Start of Listing

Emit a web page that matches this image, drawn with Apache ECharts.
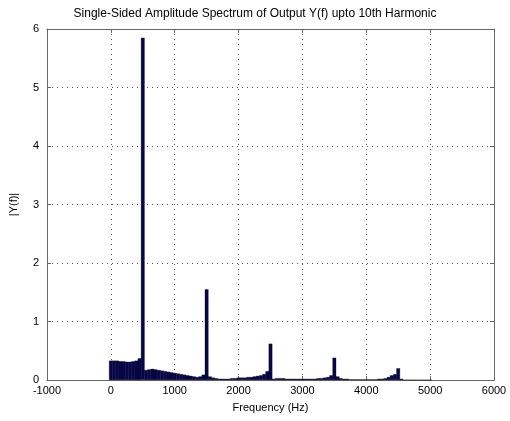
<!DOCTYPE html>
<html>
<head>
<meta charset="utf-8">
<script src="https://cdn.jsdelivr.net/npm/echarts@6/dist/echarts.min.js"></script>
<style>
html, body { margin: 0; padding: 0; background: #fff; }
#chart { width: 510px; height: 421px; }
</style>
</head>
<body>
<div id="chart"></div>
<script>
const title = 'Single-Sided Amplitude Spectrum of Output Y(f) upto 10th Harmonic'
const xName = 'Frequency (Hz)'
const yName = '|Y(f)|'

// frequency bins (Hz)
const freqs = [
    0, 50, 100, 150, 200, 250, 300, 350, 400, 450,
    500, 550, 600, 650, 700, 750, 800, 850, 900, 950,
    1000, 1050, 1100, 1150, 1200, 1250, 1300, 1350, 1400, 1450,
    1500, 1550, 1600, 1650, 1700, 1750, 1800, 1850, 1900, 1950,
    2000, 2050, 2100, 2150, 2200, 2250, 2300, 2350, 2400, 2450,
    2500, 2550, 2600, 2650, 2700, 2750, 2800, 2850, 2900, 2950,
    3000, 3050, 3100, 3150, 3200, 3250, 3300, 3350, 3400, 3450,
    3500, 3550, 3600, 3650, 3700, 3750, 3800, 3850, 3900, 3950,
    4000, 4050, 4100, 4150, 4200, 4250, 4300, 4350, 4400, 4450,
    4500, 4550, 4600, 4650, 4700, 4750, 4800, 4850, 4900, 4950,
    5000
]
// amplitude |Y(f)|
const amps = [
    0.33, 0.33, 0.33, 0.32, 0.32, 0.31, 0.31, 0.32, 0.33, 0.37,
    5.85, 0.17, 0.18, 0.19, 0.18, 0.17, 0.16, 0.15, 0.14, 0.13,
    0.12, 0.11, 0.10, 0.09, 0.08, 0.07, 0.06, 0.05, 0.06, 0.09,
    1.55, 0.06, 0.04, 0.03, 0.02, 0.02, 0.02, 0.02, 0.03, 0.03,
    0.04, 0.04, 0.04, 0.05, 0.05, 0.06, 0.07, 0.08, 0.10, 0.15,
    0.62, 0.02, 0.03, 0.03, 0.03, 0.02, 0.02, 0.02, 0.02, 0.02,
    0.02, 0.02, 0.02, 0.02, 0.02, 0.03, 0.03, 0.04, 0.05, 0.08,
    0.38, 0.06, 0.03, 0.02, 0.02, 0.01, 0.01, 0.01, 0.01, 0.01,
    0.01, 0.01, 0.01, 0.01, 0.02, 0.02, 0.03, 0.05, 0.08, 0.10,
    0.20, 0.02, 0, 0, 0, 0, 0, 0, 0, 0,
    0
]
const xTicks = [-1000, 6000, 1000]
const yTicks = [0, 6, 1]

const chart = echarts.init(document.getElementById('chart'))

const labelStyle = { color: '#000', fontSize: 11, fontFamily: 'Liberation Sans, Arial' }
const gridLine = { show: true, lineStyle: { color: '#555', type: [1, 4], width: 1 } }
const box = { show: true, onZero: false, lineStyle: { color: '#666', width: 1 } }
const tick = { show: true, inside: true, length: 4, lineStyle: { color: '#666' } }
const plain = v => String(v)

chart.setOption({
    backgroundColor: '#fff',
    animation: false,
    title: {
        text: title,
        left: 'center',
        top: 3,
        textStyle: { color: '#000', fontSize: 12, fontWeight: 'normal', fontFamily: 'Liberation Sans, Arial' }
    },
    grid: { left: 46, right: 16, top: 29, bottom: 41 },
    xAxis: [{
        type: 'value',
        min: xTicks[0], max: xTicks[1], interval: xTicks[2],
        name: xName,
        nameLocation: 'middle',
        nameGap: 22,
        nameTextStyle: labelStyle,
        axisLine: box, axisTick: tick,
        axisLabel: { ...labelStyle, margin: 5, formatter: plain },
        splitLine: gridLine
    }, {
        type: 'value', position: 'top',
        min: xTicks[0], max: xTicks[1], interval: xTicks[2],
        axisLine: box, axisTick: tick,
        axisLabel: { show: false }, splitLine: { show: false }
    }],
    yAxis: [{
        type: 'value',
        min: yTicks[0], max: yTicks[1], interval: yTicks[2],
        name: yName,
        nameLocation: 'middle',
        nameGap: 28,
        nameTextStyle: labelStyle,
        axisLine: box, axisTick: tick,
        axisLabel: { ...labelStyle, margin: 8, formatter: plain },
        splitLine: gridLine
    }, {
        type: 'value', position: 'right',
        min: yTicks[0], max: yTicks[1], interval: yTicks[2],
        axisLine: box, axisTick: tick,
        axisLabel: { show: false }, splitLine: { show: false }
    }],
    series: [{
        type: 'bar',
        xAxisIndex: 0,
        yAxisIndex: 0,
        barWidth: 3.6,
        itemStyle: { color: '#06064e', borderColor: '#000', borderWidth: 0.3 },
        data: freqs.map((f, i) => [f, amps[i]])
    }]
})
</script>
</body>
</html>
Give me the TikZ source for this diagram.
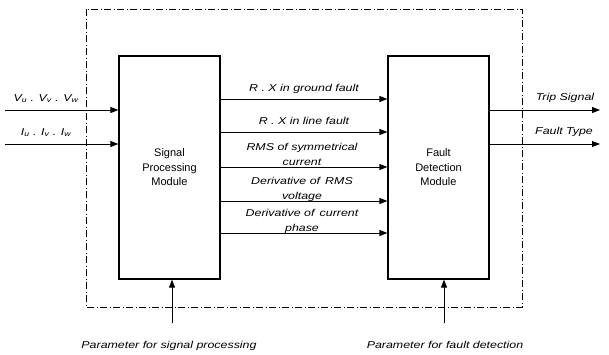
\documentclass[tikz,border=0pt]{standalone}
\usepackage{fontspec}
\setmainfont{Liberation Sans}
\newfontfamily\lblfont[FakeStretch=1.24]{Liberation Sans}
\usetikzlibrary{arrows.meta}
\tikzset{
  module/.style={draw, line width=1.2pt, minimum width=101pt, minimum height=223pt,
    align=center, font=\fontsize{11}{14.5}\selectfont, inner sep=0pt},
  arr/.style={line width=0.9pt, -{Triangle[length=8pt,width=6pt]}},
  frame/.style={line width=0.9pt, dash pattern=on 7pt off 2.5pt on 1pt off 2.5pt},
  lbl/.style={font=\lblfont\itshape\fontsize{10}{15}\selectfont, inner sep=0pt, align=center},
  lbltwo/.style={lbl, anchor=south, text depth=0pt},
}
\begin{document}
\begin{tikzpicture}[x=1pt,y=-1pt]
\useasboundingbox (0,0) rectangle (609,354);

% enclosing system boundary
\draw[frame] (86,9) rectangle (522,307);

% the two modules
\node[module] (spm) at (169.5,167.5) {Signal\\Processing\\Module};
\node[module] (fdm) at (438.5,167.5) {Fault\\Detection\\Module};

% measured inputs
\coordinate (vin) at (5,110);
\coordinate (iin) at (5,144);
\draw[arr] (vin) -- (vin -| spm.west);
\draw[arr] (iin) -- (iin -| spm.west);
\node[lbl, anchor=base] (vlab) at (46,101) {V\textsubscript{u} . V\textsubscript{v} . V\textsubscript{w}};
\node[lbl, anchor=base] (ilab) at (46,135) {I\textsubscript{u} . I\textsubscript{v} . I\textsubscript{w}};

% features passed between the modules
\foreach \yy/\nm in {99/a,132/b,167/c,201/d,233/e}{
  \coordinate (s\nm) at (spm.east |- 0,\yy);
  \draw[arr] (s\nm) -- (s\nm -| fdm.west);
}
\node[lbl, anchor=base] (la) at (304,91) {R . X in ground fault};
\node[lbl, anchor=base] (lb) at (304,124) {R . X in line fault};
\node[lbltwo] (lc) at (302,166) {RMS of symmetrical\\current};
\node[lbltwo] (ld) at (302,200) {Derivative of\, RMS\\voltage};
\node[lbltwo] (le) at (302,232) {Derivative of\, current\\phase};

% outputs
\coordinate (tout) at (600,110);
\coordinate (fout) at (600,144);
\draw[arr] (fdm.east |- tout) -- (tout);
\draw[arr] (fdm.east |- fout) -- (fout);
\node[lbl, anchor=base] (tlab) at (565,100) {Trip Signal};
\node[lbl, anchor=base] (flab) at (564,134) {Fault Type};

% parameter inputs
\coordinate (psp) at (172,323);
\coordinate (pfd) at (444,323);
\draw[arr] (psp) -- (psp |- spm.south);
\draw[arr] (pfd) -- (pfd |- fdm.south);
\node[lbl, anchor=base] (plab1) at (169,348) {Parameter for signal processing};
\node[lbl, anchor=base] (plab2) at (445,348) {Parameter for fault detection};
\end{tikzpicture}
\end{document}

End of Listing

Copy all lines from the data that hold the word "this".

Correct result:
Emit a web page that matches this image, drawn with Apache ECharts.
Give me the TikZ source for this diagram.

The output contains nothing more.